▶ _TO DO_
From the first line of the data below through the line holding "(gentxt) at (325,249)", output each line exactly and leave the pictures out.

▶ _RECORDED DATA_
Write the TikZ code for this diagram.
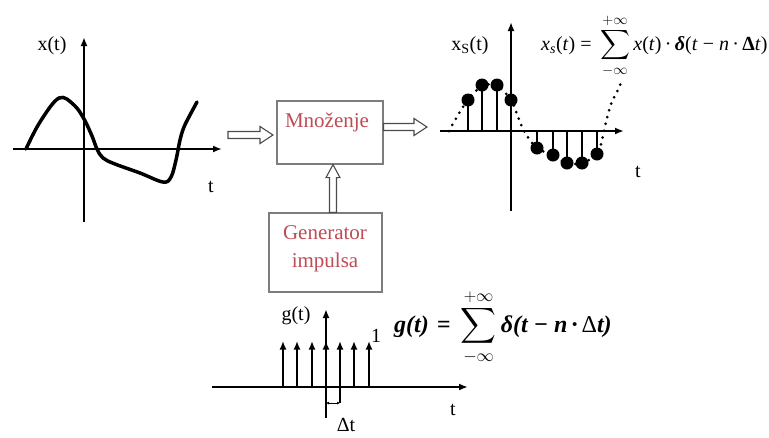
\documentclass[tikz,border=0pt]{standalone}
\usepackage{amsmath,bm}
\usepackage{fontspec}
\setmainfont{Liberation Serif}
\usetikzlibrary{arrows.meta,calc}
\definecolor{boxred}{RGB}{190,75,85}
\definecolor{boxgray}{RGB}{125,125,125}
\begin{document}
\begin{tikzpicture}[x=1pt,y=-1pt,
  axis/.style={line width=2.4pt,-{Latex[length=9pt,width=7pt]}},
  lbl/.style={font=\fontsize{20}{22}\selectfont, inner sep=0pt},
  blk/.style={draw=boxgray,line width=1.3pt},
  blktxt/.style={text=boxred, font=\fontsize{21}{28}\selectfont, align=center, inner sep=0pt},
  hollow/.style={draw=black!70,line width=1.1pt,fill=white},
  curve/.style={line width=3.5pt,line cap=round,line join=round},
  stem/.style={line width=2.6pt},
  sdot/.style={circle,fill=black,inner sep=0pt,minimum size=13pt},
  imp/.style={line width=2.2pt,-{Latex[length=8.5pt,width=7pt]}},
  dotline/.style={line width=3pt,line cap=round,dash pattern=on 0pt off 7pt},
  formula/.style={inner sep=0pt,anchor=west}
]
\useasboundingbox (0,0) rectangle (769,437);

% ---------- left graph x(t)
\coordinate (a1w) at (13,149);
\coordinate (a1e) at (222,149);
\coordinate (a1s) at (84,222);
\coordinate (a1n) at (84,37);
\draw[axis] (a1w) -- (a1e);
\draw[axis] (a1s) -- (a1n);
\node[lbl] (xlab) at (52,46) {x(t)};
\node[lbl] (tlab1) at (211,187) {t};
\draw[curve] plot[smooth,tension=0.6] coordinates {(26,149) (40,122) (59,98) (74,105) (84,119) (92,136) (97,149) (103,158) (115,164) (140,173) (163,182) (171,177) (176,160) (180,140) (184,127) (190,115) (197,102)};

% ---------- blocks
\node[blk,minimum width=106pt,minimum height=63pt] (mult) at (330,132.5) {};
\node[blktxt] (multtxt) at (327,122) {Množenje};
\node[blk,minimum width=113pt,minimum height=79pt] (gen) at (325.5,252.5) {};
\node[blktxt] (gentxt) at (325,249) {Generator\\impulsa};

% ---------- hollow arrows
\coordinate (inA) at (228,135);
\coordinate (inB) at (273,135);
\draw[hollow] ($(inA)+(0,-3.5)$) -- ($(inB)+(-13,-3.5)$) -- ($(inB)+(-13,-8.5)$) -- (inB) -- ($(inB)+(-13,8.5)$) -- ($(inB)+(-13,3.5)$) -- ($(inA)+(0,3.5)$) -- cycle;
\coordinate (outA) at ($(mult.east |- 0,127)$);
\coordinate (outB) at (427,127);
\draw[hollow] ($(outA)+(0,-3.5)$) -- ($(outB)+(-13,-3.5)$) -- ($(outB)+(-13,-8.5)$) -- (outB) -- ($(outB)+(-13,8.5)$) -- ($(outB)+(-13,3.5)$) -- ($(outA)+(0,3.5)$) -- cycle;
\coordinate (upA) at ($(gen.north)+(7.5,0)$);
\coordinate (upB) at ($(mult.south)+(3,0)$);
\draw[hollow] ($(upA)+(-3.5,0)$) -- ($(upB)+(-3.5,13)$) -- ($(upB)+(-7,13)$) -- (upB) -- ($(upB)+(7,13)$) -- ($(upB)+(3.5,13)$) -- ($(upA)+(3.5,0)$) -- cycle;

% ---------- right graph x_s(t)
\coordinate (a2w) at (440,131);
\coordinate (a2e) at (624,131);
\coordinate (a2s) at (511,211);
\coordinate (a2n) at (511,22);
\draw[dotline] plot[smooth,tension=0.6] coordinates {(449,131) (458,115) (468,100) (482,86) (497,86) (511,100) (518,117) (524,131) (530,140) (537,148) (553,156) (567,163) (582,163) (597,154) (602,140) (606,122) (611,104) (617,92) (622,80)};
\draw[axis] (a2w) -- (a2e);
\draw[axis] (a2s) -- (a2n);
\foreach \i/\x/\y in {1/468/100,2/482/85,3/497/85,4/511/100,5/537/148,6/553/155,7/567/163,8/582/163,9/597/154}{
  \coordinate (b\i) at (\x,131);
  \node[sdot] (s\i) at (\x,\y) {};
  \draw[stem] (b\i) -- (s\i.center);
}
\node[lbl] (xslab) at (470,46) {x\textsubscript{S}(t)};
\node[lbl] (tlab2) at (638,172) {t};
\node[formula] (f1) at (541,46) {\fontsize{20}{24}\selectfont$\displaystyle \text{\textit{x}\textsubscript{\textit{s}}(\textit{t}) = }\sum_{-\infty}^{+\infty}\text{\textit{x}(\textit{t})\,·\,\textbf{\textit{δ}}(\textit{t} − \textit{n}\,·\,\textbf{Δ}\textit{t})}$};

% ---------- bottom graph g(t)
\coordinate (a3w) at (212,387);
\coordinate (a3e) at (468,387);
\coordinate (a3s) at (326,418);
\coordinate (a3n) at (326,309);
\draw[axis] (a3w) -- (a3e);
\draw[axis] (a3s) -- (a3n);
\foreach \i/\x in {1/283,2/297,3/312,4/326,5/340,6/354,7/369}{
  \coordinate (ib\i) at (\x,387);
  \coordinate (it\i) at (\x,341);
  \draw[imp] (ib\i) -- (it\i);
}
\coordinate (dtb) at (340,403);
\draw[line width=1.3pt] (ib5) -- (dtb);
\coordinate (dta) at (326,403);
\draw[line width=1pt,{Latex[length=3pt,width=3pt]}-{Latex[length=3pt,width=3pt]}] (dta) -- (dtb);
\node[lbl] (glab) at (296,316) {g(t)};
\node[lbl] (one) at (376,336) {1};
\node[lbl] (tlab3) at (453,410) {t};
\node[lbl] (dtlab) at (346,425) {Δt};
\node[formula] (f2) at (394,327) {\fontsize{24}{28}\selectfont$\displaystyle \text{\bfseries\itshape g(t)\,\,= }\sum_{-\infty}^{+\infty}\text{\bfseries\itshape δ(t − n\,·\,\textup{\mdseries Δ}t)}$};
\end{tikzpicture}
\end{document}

▶ _TASK OUTPUT_
Write the TikZ code for this diagram.
\documentclass[tikz,border=0pt]{standalone}
\usepackage{amsmath,bm}
\usepackage{fontspec}
\setmainfont{Liberation Serif}
\usetikzlibrary{arrows.meta,calc}
\definecolor{boxred}{RGB}{190,75,85}
\definecolor{boxgray}{RGB}{125,125,125}
\begin{document}
\begin{tikzpicture}[x=1pt,y=-1pt,
  axis/.style={line width=2.4pt,-{Latex[length=9pt,width=7pt]}},
  lbl/.style={font=\fontsize{20}{22}\selectfont, inner sep=0pt},
  blk/.style={draw=boxgray,line width=1.3pt},
  blktxt/.style={text=boxred, font=\fontsize{21}{28}\selectfont, align=center, inner sep=0pt},
  hollow/.style={draw=black!70,line width=1.1pt,fill=white},
  curve/.style={line width=3.5pt,line cap=round,line join=round},
  stem/.style={line width=2.6pt},
  sdot/.style={circle,fill=black,inner sep=0pt,minimum size=13pt},
  imp/.style={line width=2.2pt,-{Latex[length=8.5pt,width=7pt]}},
  dotline/.style={line width=3pt,line cap=round,dash pattern=on 0pt off 7pt},
  formula/.style={inner sep=0pt,anchor=west}
]
\useasboundingbox (0,0) rectangle (769,437);

% ---------- left graph x(t)
\coordinate (a1w) at (13,149);
\coordinate (a1e) at (222,149);
\coordinate (a1s) at (84,222);
\coordinate (a1n) at (84,37);
\draw[axis] (a1w) -- (a1e);
\draw[axis] (a1s) -- (a1n);
\node[lbl] (xlab) at (52,46) {x(t)};
\node[lbl] (tlab1) at (211,187) {t};
\draw[curve] plot[smooth,tension=0.6] coordinates {(26,149) (40,122) (59,98) (74,105) (84,119) (92,136) (97,149) (103,158) (115,164) (140,173) (163,182) (171,177) (176,160) (180,140) (184,127) (190,115) (197,102)};

% ---------- blocks
\node[blk,minimum width=106pt,minimum height=63pt] (mult) at (330,132.5) {};
\node[blktxt] (multtxt) at (327,122) {Množenje};
\node[blk,minimum width=113pt,minimum height=79pt] (gen) at (325.5,252.5) {};
\node[blktxt] (gentxt) at (325,249) {Generator\\impulsa};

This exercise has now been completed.